Anxiety is something we all feel from time to time. It’s normal to feel anxiety symptoms like apprehension or nervousness when faced with a difficult situation at work, school or home. An anxiety disorder, however, is quite different. A true anxiety disorder is a brain disease – more precisely a dysregulation of the brain’s inhibitory chemical messengers. Anxiety disorders can paralyze the sufferer with constant fear and worry. There are actually a number of anxiety disorders, including: panic attacks, social anxiety disorder, phobias, post-traumatic stress disorder and obsessive-compulsive disorder. These conditions are characterized by feelings of fear, apprehension and panic; obsessive, ruminative thoughts; distressing intrusive thoughts and/or nightmares related to a past traumatic experience, difficulty sleeping, and counting or checking rituals.
Clinical studies suggest a correlation between anxiety disorders and dysfunction in the amygdala, a part of the brain involved in attaching emotional resonance to events occurring in a person’s environment. Also, a low level of gamma aminobutyric acid (GABA) a neurotransmitter that inhibits energy in the brain seems to contribute to heightened anxiety.
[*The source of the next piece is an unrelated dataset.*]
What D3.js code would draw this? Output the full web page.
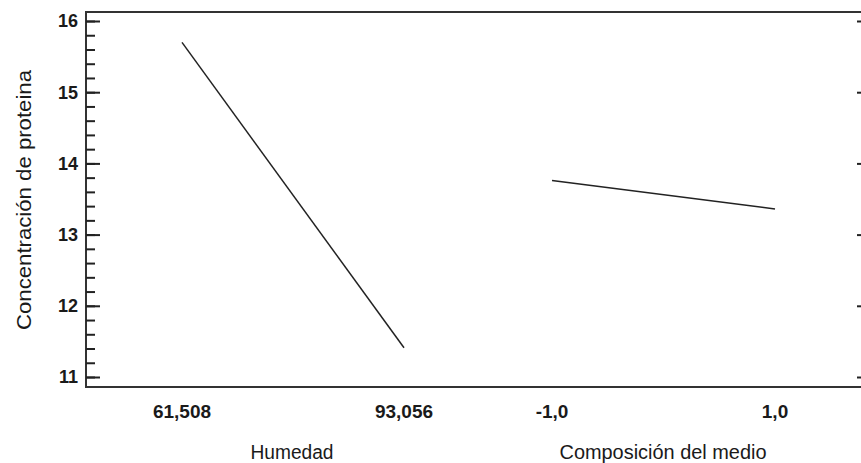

The use of alcohol has also been shown to reduce GABA in the brain, making it harder for alcohol users to naturally calm their anxiety.
Anxiety disorder treatment at Cottonwood is multifaceted and includes looking at the whole person, not just the symptoms. Cottonwood’s board certified medical director is experienced in using non-addictive mood-regulating medications to reduce anxiety. Our counselors know the therapeutic approaches that those who suffer from anxiety disorders and panic attacks respond to best. Cognitive behavioral therapy (CBT) works especially well with patients, helping them to identify and change specific thoughts or patterns of thinking that tend to exacerbate their anxiety or undermine their ability to self-soothe.
As with other mood disorders that we treat in our co-occurring disorders treatment program, we know that the proper diet and regular exercise can have a powerful effect on reducing anxiety and the frequency of panic attacks or anxiety attacks by influencing the biological component of anxiety disorders. Exercise puts a healthy amount of stress on the nervous system. For anxious people, this is a good thing, since stressing brain circuitry results in increased growth and durability.